Track 3 Topic 1: Track Overview

This track first creates a Kubernetes cluster. Then we expand the Kafka system deployed in the previous tutorial track with a Kafka-Connect component. The Kafka-Connect component needs to run on the Kubernetes cluster.

The reason for adding the Kafka-Connect component is to run readers. A reader loads data from a data source in real-time and saves the data to a Kafka topic. Here “real-time” means the reader runs 24 x 7. It automatically detects new records from the source and loads them. We will design a reader that loads from text files in the cloud storage.

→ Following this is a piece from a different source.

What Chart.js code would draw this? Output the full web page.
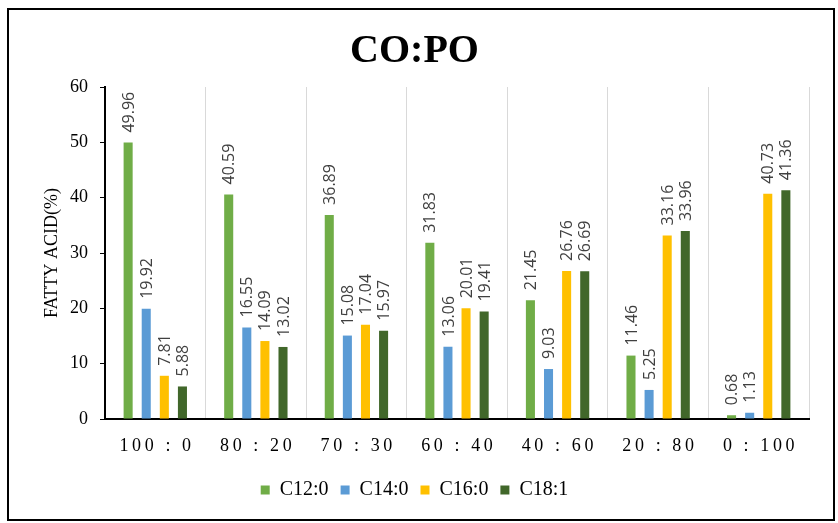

Calabash offers the following readers that require the Kafka-Connect:

Text file reader
Binary file reader
JSON file reader
Avro file reader
Parquet file reader
Microsoft Excel file reader
Google sheets reader
JDBC query reader

Calabash also offers a unique reader that does not require Kafka-Connect. This reader is the “API Service” reader. An API Service reader creates a secure REST API to accept POST or PUT messages. It then turns around to save data to a Kafka topic. Using the API Service reader, you can further insulate your Kafka system from the outside world. You can also simplify logging to Kafka because posting to a REST API is a lot easier than directly producing data to Kafka.

We will create an API Service reader in Track 9 of the tutorial.

In addition to readers, Kafka-Connect also supports writers. Calabash offers the following types of writers.

CSV file writer
JSON file writer
Avro file writer
Parquet file writer
JDBC table writer
Google BigQuery writer
API target writer

We will try the writer in Track 7 of the tutorial.